Happy Thanksgiving Weekend, one of the best times of the year. Family, food, and football do make for a great combination, as does second guessing sports management.
So, as we head into the throes of the holiday season, in anticipation of the winter meetings, let's take a look at the first cluster of big name signings, and see what fun we can have with them.
Pablo Sandoval (Red Sox): I have to say that I will seriously miss the Panda manning the hot corner at AT&T, but all-in-all, the Red Sox might well have made a great move signing the 28-year-old for five years. Pablo is actually a pretty good third sacker, who might not have as much range as we would hope, but who does possess quick reflexes and a related quick bat. I understand that Pablo is set to cover third until David Ortiz retires, then slide into the DH spot, which is the perfect way to break Garin Cecchini into the hot corner without missing a beat. And, Pablo will be 33 when the contract is over, so the time invested is pretty reasonable. By the way, I am thinking, if I am Brian Sabean, I would think about moving Buster Posey to third, to both preserve his knees, and to keep Brandon Belt busy at first.
Hanley Ramirez (Red Sox): Kind of like the Red Sox signing of Pablo, Ramirez, who is slated to play left field, is a decent gamble for four years and $88 million. Yes, he can be injury prone, but similarly he can hit. And, again, moving Hanley to left allows the Sox to play and develop Mookie Betts, so again, nice move. The question in L.A. is what to do till Corey Seager arrives?
Russell Martin (Blue Jays): I have always been a big fan of Martin, but I do think he will struggle a little, a la Brian McCann, with this move to the American League. Still, I expect him to adjust and be a good investment over the five years, giving steadiness behind the dish and some punch while at it.
Victor Martinez (Tigers): I think the Tigers dominance in the AL Central is fading, and Justin Verlander and V-Mart are part of the reason why. True, Martinez had a killer 2014, and true he has played in 150 or more games the past two years, but he will be 36 when the season begins. I would expect a drop. I think he will be part of some last hurrah in Detroit, as the team tries once more to get to the postseason and win a Series. I don't think it will work, and I do think the team will fall into mediocrity as V-Mart's contract comes to term.
Billy Butler (Athletics): Interesting signing on a team that has been left-handed heavy. But Butler has been beyond solid the past eight years, logging a 162-game mean of .295-18-87, which includes his poor numbers (.279-9-66 with a .323 OBP, way below his career average of .353) of last year. Butler can platoon at first with Brandon Moss and provide a right-handed stick at the DH slot as well, fitting in on a team that is so good at using the pieces of their respective sum. Butler is the slowest player I have ever seen (take that Bengie Molina and Jarrod Saltalamacchia), so how he fits in with the Oakland speed game will be interesting, and I also think Oakland needs a batter who, like Yoenis Cespedes, provides enough of a deep threat that opposing pitchers and managers have to think about it.
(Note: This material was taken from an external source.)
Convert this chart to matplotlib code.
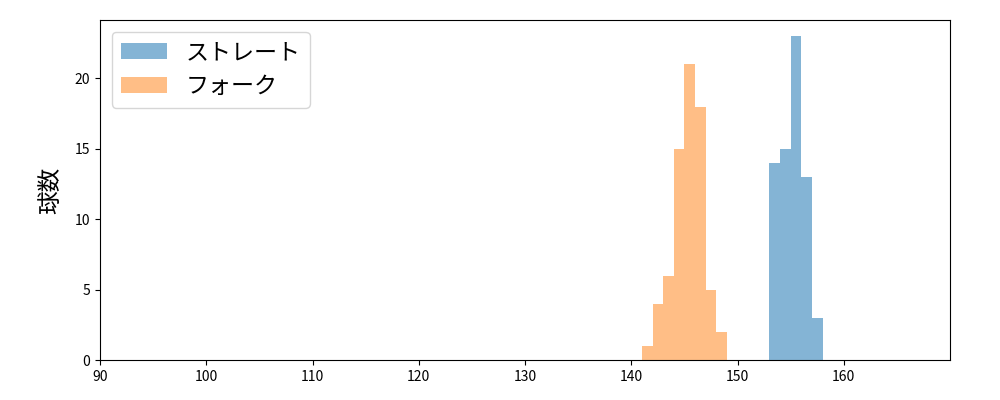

A.J. Burnett (Pirates): I have always been a fan of Burnett's, but I would have rather seen the Buccos move to retain Francisco Liriano and/or Edinson Volquez before tossing $8.5 million at a 38-year-old #4 starter. Go figure.
Adam LaRoche (White Sox): Aside from 2011, when he was hurt, LaRoche has hit no fewer than 20 homers since 2005, and though he is 36, the deal is just for a couple of years. LaRoche can spell Jose Abreu at first, and spend some time at DH, picking up the slack created with the departure of Paul Konerko, and I guess Adam Dunn. I guess I can understand this move, and though it is not a bad one, I don't necessarily understand it.